26. The connection port system according to claim 25, wherein the switching unit comprises:

a fourth switching unit configured to pull down a potential of a fifth input/output terminal included in the input and output terminals; and

a fifth switching unit configured to pull down a potential of a sixth input/output terminal included in the input and output terminals.

27. The connection port system according to claim 26, wherein the fourth switching unit comprises a fourth NMOS transistor having a gate configured to receive the security enable signal, wherein the fourth switching unit is located between the fifth input/output terminal and a ground voltage.

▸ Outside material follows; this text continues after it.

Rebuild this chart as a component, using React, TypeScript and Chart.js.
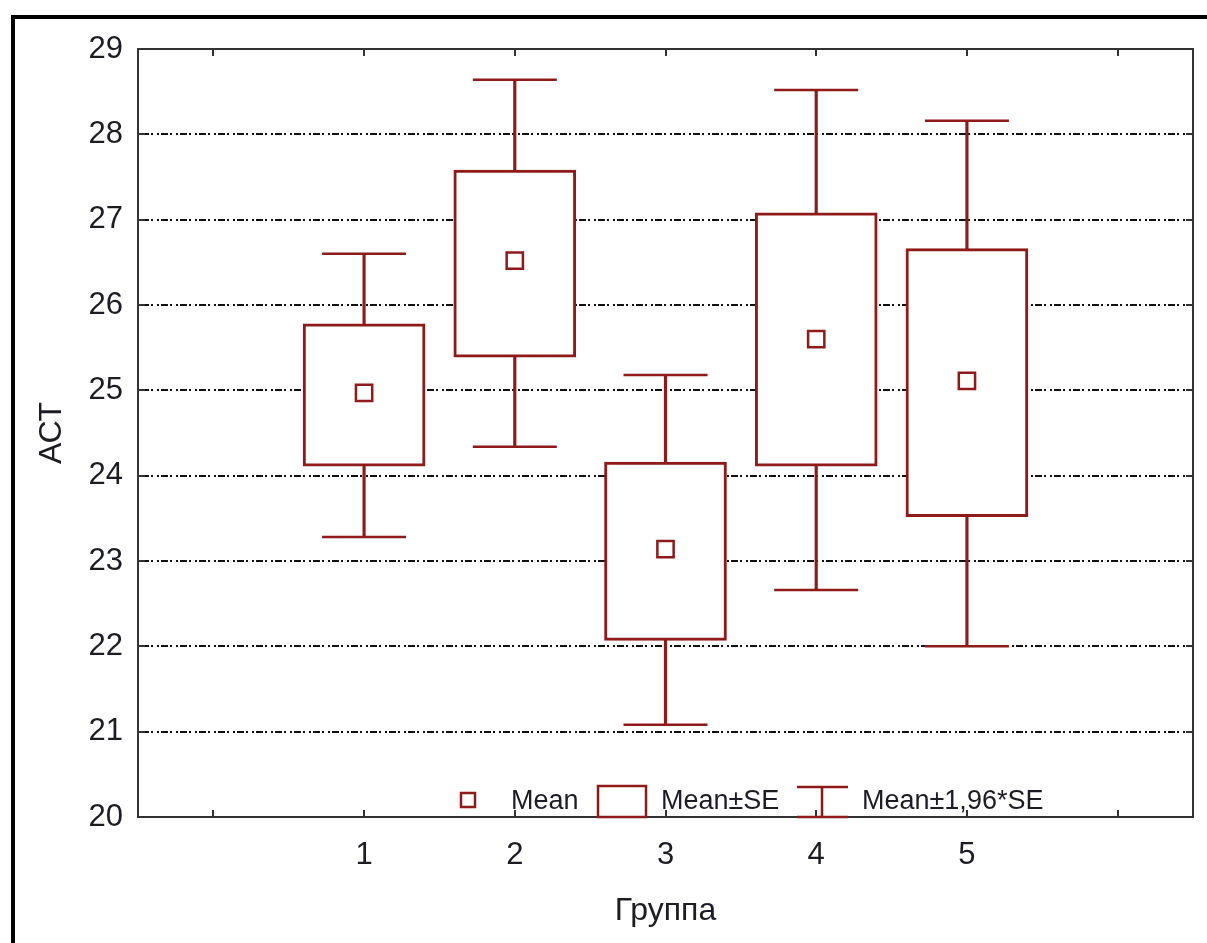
import React, { useEffect, useRef } from "react";
import { Chart, registerables } from "chart.js";

Chart.register(...registerables);

// Group numbers on the x axis
const groups = [1, 2, 3, 4, 5];
// Mean АСТ per group
const means = [24.97, 26.52, 23.14, 25.6, 25.11];
// Mean ± SE
const seLow = [24.11, 25.39, 22.07, 24.11, 23.52];
const seHigh = [25.78, 27.58, 24.16, 27.08, 26.66];
// Mean ± 1,96*SE
const ciLow = [23.28, 24.34, 21.08, 22.66, 22.0];
const ciHigh = [26.6, 28.64, 25.18, 28.52, 28.16];

const yTicks = [20, 21, 22, 23, 24, 25, 26, 27, 28, 29];
const xTicks = [0, 1, 2, 3, 4, 5, 6];

const RED = "#8e1a1a";
const INK = "#1c1c24";
const FONT = "'Liberation Sans', Arial, sans-serif";

const framePlugin = {
  id: "statFrame",
  beforeDraw(chart: any) {
    const ctx = chart.ctx;
    ctx.save();
    ctx.fillStyle = "#ffffff";
    ctx.fillRect(0, 0, chart.width, chart.height);
    // outer window frame
    ctx.fillStyle = "#000000";
    ctx.fillRect(11, 15, 4, chart.height);
    ctx.fillRect(11, 15, chart.width, 4);
    ctx.restore();
  },
  afterDraw(chart: any) {
    const ctx = chart.ctx;
    const { left, right, top, bottom } = chart.chartArea;
    const xs = chart.scales.x;
    const ys = chart.scales.y;
    ctx.save();
    ctx.strokeStyle = "#333333";
    ctx.lineWidth = 2;
    ctx.strokeRect(left, top, right - left, bottom - top);
    ctx.beginPath();
    const tl = 7;
    yTicks.forEach((v) => {
      const py = Math.round(ys.getPixelForValue(v));
      ctx.moveTo(left, py);
      ctx.lineTo(left + tl, py);
      ctx.moveTo(right, py);
      ctx.lineTo(right - tl, py);
    });
    xTicks.forEach((v) => {
      const px = Math.round(xs.getPixelForValue(v));
      ctx.moveTo(px, top);
      ctx.lineTo(px, top + tl);
      ctx.moveTo(px, bottom);
      ctx.lineTo(px, bottom - tl);
    });
    ctx.stroke();

    // legend inside the plot, along the bottom edge
    const base = bottom - 8;
    ctx.font = `27px ${FONT}`;
    ctx.fillStyle = INK;
    ctx.textBaseline = "alphabetic";
    ctx.textAlign = "left";
    ctx.strokeStyle = RED;
    ctx.lineWidth = 2.5;
    // Mean marker
    ctx.fillStyle = "#ffffff";
    ctx.fillRect(461, bottom - 24, 14, 14);
    ctx.strokeRect(461, bottom - 24, 14, 14);
    ctx.fillStyle = INK;
    ctx.fillText("Mean", 511, base);
    // Mean±SE box
    ctx.strokeRect(598, bottom - 31, 48, 31);
    ctx.fillText("Mean±SE", 661, base);
    // Mean±1,96*SE whisker
    ctx.beginPath();
    ctx.moveTo(797, bottom - 30);
    ctx.lineTo(848, bottom - 30);
    ctx.moveTo(822, bottom - 30);
    ctx.lineTo(822, bottom);
    ctx.moveTo(797, bottom);
    ctx.lineTo(848, bottom);
    ctx.stroke();
    ctx.fillText("Mean±1,96*SE", 862, base);
    ctx.restore();
  },
};

export default function App() {
  const canvasRef = useRef<HTMLCanvasElement | null>(null);

  useEffect(() => {
    const canvas = canvasRef.current;
    if (!canvas) return;
    const chart = new Chart(canvas, {
      type: "bar",
      data: {
        datasets: [
          {
            type: "scatter",
            label: "Mean",
            data: groups.map((g, i) => ({ x: g, y: means[i] })),
            pointStyle: "rect",
            pointRadius: 11.5,
            pointBorderWidth: 2.5,
            pointBorderColor: RED,
            pointBackgroundColor: "#ffffff",
            order: 0,
          } as any,
          {
            type: "bar",
            label: "Mean±SE",
            data: groups.map((g, i) => ({ x: g, y: [seLow[i], seHigh[i]] })),
            backgroundColor: "#ffffff",
            borderColor: RED,
            borderWidth: 3,
            borderSkipped: false,
            barThickness: 122,
            grouped: false,
            order: 1,
          } as any,
          {
            type: "scatter",
            label: "caps",
            data: groups.flatMap((g, i) => [
              { x: g, y: ciLow[i] },
              { x: g, y: ciHigh[i] },
            ]),
            pointStyle: "line",
            pointRadius: 42,
            pointBorderWidth: 2.5,
            pointBorderColor: RED,
            order: 2,
          } as any,
          {
            type: "bar",
            label: "Mean±1,96*SE",
            data: groups.map((g, i) => ({ x: g, y: [ciLow[i], ciHigh[i]] })),
            backgroundColor: RED,
            borderWidth: 0,
            barThickness: 2.5,
            grouped: false,
            order: 3,
          } as any,
        ],
      },
      options: {
        animation: false,
        responsive: false,
        events: [],
        layout: { autoPadding: false, padding: { top: 49, right: 14, left: 0, bottom: 0 } },
        plugins: { legend: { display: false }, tooltip: { enabled: false } },
        scales: {
          x: {
            type: "linear",
            offset: false,
            min: -0.5,
            max: 6.5,
            afterBuildTicks: (s: any) => {
              s.ticks = xTicks.map((v) => ({ value: v }));
            },
            afterFit: (s: any) => {
              s.height = 126;
            },
            grid: { display: false, offset: false },
            border: { display: false },
            ticks: {
              autoSkip: false,
              maxRotation: 0,
              padding: 12,
              color: INK,
              font: { family: FONT, size: 31 },
              callback: (v: any) => (v >= 1 && v <= 5 ? String(v) : ""),
            },
            title: {
              display: true,
              text: "Группа",
              color: INK,
              font: { family: FONT, size: 32 },
              padding: { top: 0, bottom: 13 },
            },
          },
          y: {
            type: "linear",
            min: 20,
            max: 29,
            afterBuildTicks: (s: any) => {
              s.ticks = yTicks.map((v) => ({ value: v }));
            },
            afterFit: (s: any) => {
              s.width = 138;
            },
            grid: {
              drawTicks: false,
              lineWidth: 2,
              color: (c: any) =>
                c.tick && c.tick.value > 20 && c.tick.value < 29 ? "#111111" : "rgba(0,0,0,0)",
            },
            border: { display: false, dash: [2, 2, 7, 2, 2, 4] },
            ticks: {
              padding: 15,
              color: INK,
              font: { family: FONT, size: 31 },
            },
            title: {
              display: true,
              text: "АСТ",
              color: INK,
              font: { family: FONT, size: 32 },
              padding: { top: 33, bottom: 0 },
            },
          },
        },
      },
      plugins: [framePlugin],
    });
    return () => chart.destroy();
  }, []);

  return (
    <div style={{ position: "fixed", left: 0, top: 0, width: 1207, height: 943, background: "#fff" }}>
      <canvas ref={canvasRef} width={1207} height={943} style={{ width: 1207, height: 943, display: "block" }} />
    </div>
  );
}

28. The connection port system according to claim 26, wherein the fifth switching unit comprises a fifth NMOS transistor having a gate configured to receive the security enable signal, wherein the fourth switching unit is located between the sixth input/output terminal and a ground voltage.

29. The connection port system according to claim 25, wherein the switching unit is turned on when the security enable signal is in a logic high level.

30. The connection port system according to claim 13, wherein the RFID chip further comprises:

a demodulator configured to demodulate a wireless input signal;

a modulator configured to modulate a response signal to output a modulated signal;

a digital processing unit configured to recognize a command signal inputted from the demodulator to generate the response signal; and

an information storing unit configured to store information outputted from the digital processing unit.

31. The connection port system according to claim 30, wherein the information storing unit comprises a Ferroelectric Random Access Memory.

32. The connection port system according to claim 13, further comprising a system controller coupled between the connection port and the input and output terminals, and wherein the system controller and the RFID chip commonly shares a power source

33. The connection port system according to claim 13, wherein the first communication medium and the second communication medium are different media.